Welcome to Ile aux Cocos! Located at 4 km to the west of Rodrigues, emerging from the lagoon, this strip of sand is a nature reserve where thousands of sea birds have sought shelter. Principally, we can observe four species: sooty terns and white terns as well as two other species of noddies.

Ile aux Cocos is undergoing a growing craze. It has become the main tourist attraction of Rodrigues. To reach the island, it is necessary to sail the 4 km that separate it from the main island in a pirogue. The voyage sometimes turns into an adventure when the tide is low. At certain places, corals and rocks are just above the surface of the water, while at others, you need to steer clear of a sandbank to avoid being stranded. The lagoon is so shallow that the last kilometer will be covered on foot, in a few centimeters of water. This leaves ample time to the visitor to admire the island in its integrality.

The brown noddy dived on us, and, as if it was hanging down from the sky, flapped its wings above our heads. It is clearly out of question to let strangers get too close to its nest. Visibly angry, it continued to interpose itself and by the sound of its sharp cries, it seemed like an invitation for us to clear off. A weird welcome, indeed! Everywhere, hundreds of birds swarmed up in a deafening cacophony; others were perched in groups of tens on the branches of the trees. This had the characteristic of an atmosphere that inevitably evoked Hitchcock’s “Birds”!

Despite this strange environment, it feels nice to roam this piece of land, which is one and a half kilometer long and 250 metres wide. A small path travels through the center of the island and allows us to discover the different species of birds. The most elegant one is without any doubt the white tern (Gygis Alba), which is quite rare in Rodrigues. It is nicknamed “the Virgin Bird” due to its immaculately white colour. The noddy, nicknamed “mandarin”, is found in greater numbers than the other species. Two species, not easily discernible, live together: the brown noddy (Anous stolidus) and the lesser noddy (Anous tenuirostris). Calm and pacific when it was resting on the beach, the noddy turned out to be a fierce guardian of its brood when we got too close to its nest. Some of the species are migratory birds, like the sooty terns, which the people of Rodrigues have nicknamed “yéyé” due to their thundering cheeping; they come and stay on the island during the summer. At this particular period, up to 4500 birds can be seen on the island.

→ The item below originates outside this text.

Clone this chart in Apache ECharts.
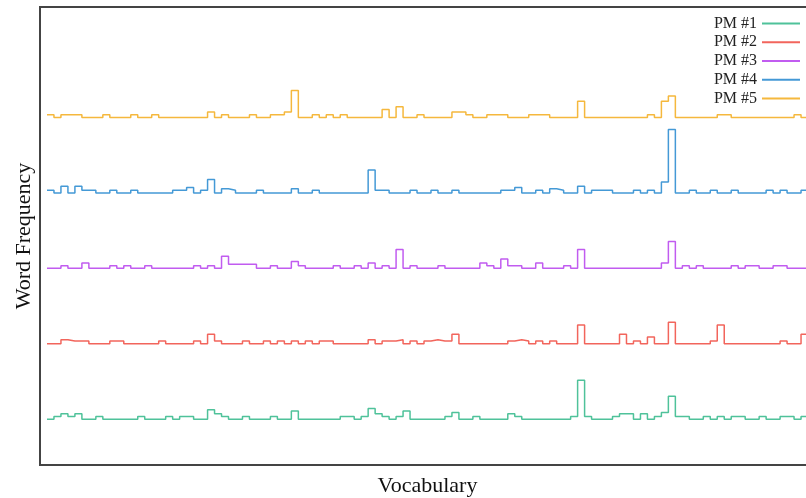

Normally, the nests are carefully perched on the trees, but it does happens that at times some can be found on the ground itself, hence making it easier to observe the eggs or the fledglings. It goes without saying that this needs not be touched! Covered with coconut trees, casuarina trees and a great variety of prickly shrubs, the island is bordered by a long fine sandy beach. About ten birds are lounging there peacefully, quite indifferent to the persons admiring them. Here, the bird is indeed the king! So much the better!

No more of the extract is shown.